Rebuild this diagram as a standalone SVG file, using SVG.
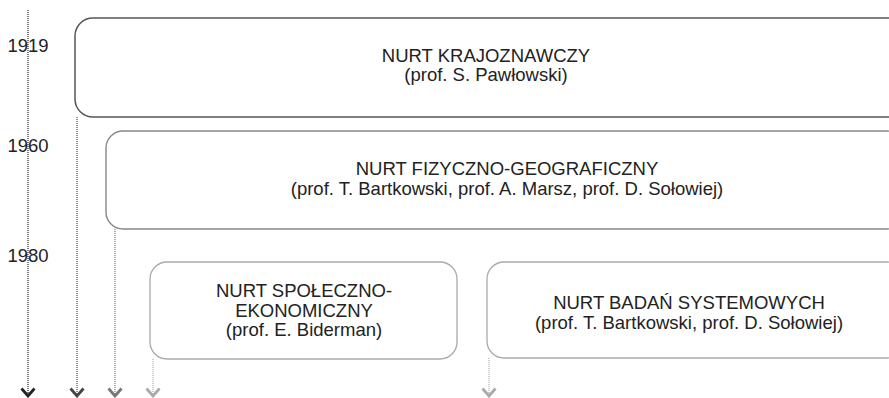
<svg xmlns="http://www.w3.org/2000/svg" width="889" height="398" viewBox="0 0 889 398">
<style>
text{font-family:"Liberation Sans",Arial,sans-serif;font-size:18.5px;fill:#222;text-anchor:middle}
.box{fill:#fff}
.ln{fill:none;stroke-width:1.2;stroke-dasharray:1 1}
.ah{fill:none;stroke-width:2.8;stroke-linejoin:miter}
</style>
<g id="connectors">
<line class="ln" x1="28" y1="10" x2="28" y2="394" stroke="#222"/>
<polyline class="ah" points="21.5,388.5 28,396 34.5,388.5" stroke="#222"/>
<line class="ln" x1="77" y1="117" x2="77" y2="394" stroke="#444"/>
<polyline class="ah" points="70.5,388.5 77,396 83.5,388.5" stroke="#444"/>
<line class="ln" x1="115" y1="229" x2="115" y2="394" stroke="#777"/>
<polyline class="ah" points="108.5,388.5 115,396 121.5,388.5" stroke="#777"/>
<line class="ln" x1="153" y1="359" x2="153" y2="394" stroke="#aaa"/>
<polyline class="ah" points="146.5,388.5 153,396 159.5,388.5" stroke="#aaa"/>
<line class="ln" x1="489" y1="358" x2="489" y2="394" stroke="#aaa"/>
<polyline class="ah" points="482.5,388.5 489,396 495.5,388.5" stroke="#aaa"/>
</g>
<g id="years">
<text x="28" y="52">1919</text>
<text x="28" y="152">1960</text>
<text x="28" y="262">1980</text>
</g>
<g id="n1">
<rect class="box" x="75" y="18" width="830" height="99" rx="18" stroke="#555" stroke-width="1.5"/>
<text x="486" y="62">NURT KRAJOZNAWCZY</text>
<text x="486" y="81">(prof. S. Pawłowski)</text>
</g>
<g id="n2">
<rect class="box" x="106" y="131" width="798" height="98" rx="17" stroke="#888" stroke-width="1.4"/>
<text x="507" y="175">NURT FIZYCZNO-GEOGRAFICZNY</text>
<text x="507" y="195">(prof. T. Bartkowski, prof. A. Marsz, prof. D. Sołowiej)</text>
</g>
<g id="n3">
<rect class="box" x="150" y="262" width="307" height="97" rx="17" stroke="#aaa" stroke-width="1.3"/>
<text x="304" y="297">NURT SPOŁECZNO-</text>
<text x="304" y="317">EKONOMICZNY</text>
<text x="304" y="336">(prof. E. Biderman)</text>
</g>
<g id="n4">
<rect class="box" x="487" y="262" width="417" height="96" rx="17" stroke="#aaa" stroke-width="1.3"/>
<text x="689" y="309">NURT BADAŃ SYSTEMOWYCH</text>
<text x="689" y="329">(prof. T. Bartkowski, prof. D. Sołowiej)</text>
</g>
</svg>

GIVEN TASK: Pictures are to be left out; repeat all the remaining data exactly.

RESPONSE TO THIS EXERCISE:
Rebuild this diagram as a standalone SVG file, using SVG.
<svg xmlns="http://www.w3.org/2000/svg" width="889" height="398" viewBox="0 0 889 398">
<style>
text{font-family:"Liberation Sans",Arial,sans-serif;font-size:18.5px;fill:#222;text-anchor:middle}
.box{fill:#fff}
.ln{fill:none;stroke-width:1.2;stroke-dasharray:1 1}
.ah{fill:none;stroke-width:2.8;stroke-linejoin:miter}
</style>
<g id="connectors">
<line class="ln" x1="28" y1="10" x2="28" y2="394" stroke="#222"/>
<polyline class="ah" points="21.5,388.5 28,396 34.5,388.5" stroke="#222"/>
<line class="ln" x1="77" y1="117" x2="77" y2="394" stroke="#444"/>
<polyline class="ah" points="70.5,388.5 77,396 83.5,388.5" stroke="#444"/>
<line class="ln" x1="115" y1="229" x2="115" y2="394" stroke="#777"/>
<polyline class="ah" points="108.5,388.5 115,396 121.5,388.5" stroke="#777"/>
<line class="ln" x1="153" y1="359" x2="153" y2="394" stroke="#aaa"/>
<polyline class="ah" points="146.5,388.5 153,396 159.5,388.5" stroke="#aaa"/>
<line class="ln" x1="489" y1="358" x2="489" y2="394" stroke="#aaa"/>
<polyline class="ah" points="482.5,388.5 489,396 495.5,388.5" stroke="#aaa"/>
</g>
<g id="years">
<text x="28" y="52">1919</text>
<text x="28" y="152">1960</text>
<text x="28" y="262">1980</text>
</g>
<g id="n1">
<rect class="box" x="75" y="18" width="830" height="99" rx="18" stroke="#555" stroke-width="1.5"/>
<text x="486" y="62">NURT KRAJOZNAWCZY</text>
<text x="486" y="81">(prof. S. Pawłowski)</text>
</g>
<g id="n2">
<rect class="box" x="106" y="131" width="798" height="98" rx="17" stroke="#888" stroke-width="1.4"/>
<text x="507" y="175">NURT FIZYCZNO-GEOGRAFICZNY</text>
<text x="507" y="195">(prof. T. Bartkowski, prof. A. Marsz, prof. D. Sołowiej)</text>
</g>
<g id="n3">
<rect class="box" x="150" y="262" width="307" height="97" rx="17" stroke="#aaa" stroke-width="1.3"/>
<text x="304" y="297">NURT SPOŁECZNO-</text>
<text x="304" y="317">EKONOMICZNY</text>
<text x="304" y="336">(prof. E. Biderman)</text>
</g>
<g id="n4">
<rect class="box" x="487" y="262" width="417" height="96" rx="17" stroke="#aaa" stroke-width="1.3"/>
<text x="689" y="309">NURT BADAŃ SYSTEMOWYCH</text>
<text x="689" y="329">(prof. T. Bartkowski, prof. D. Sołowiej)</text>
</g>
</svg>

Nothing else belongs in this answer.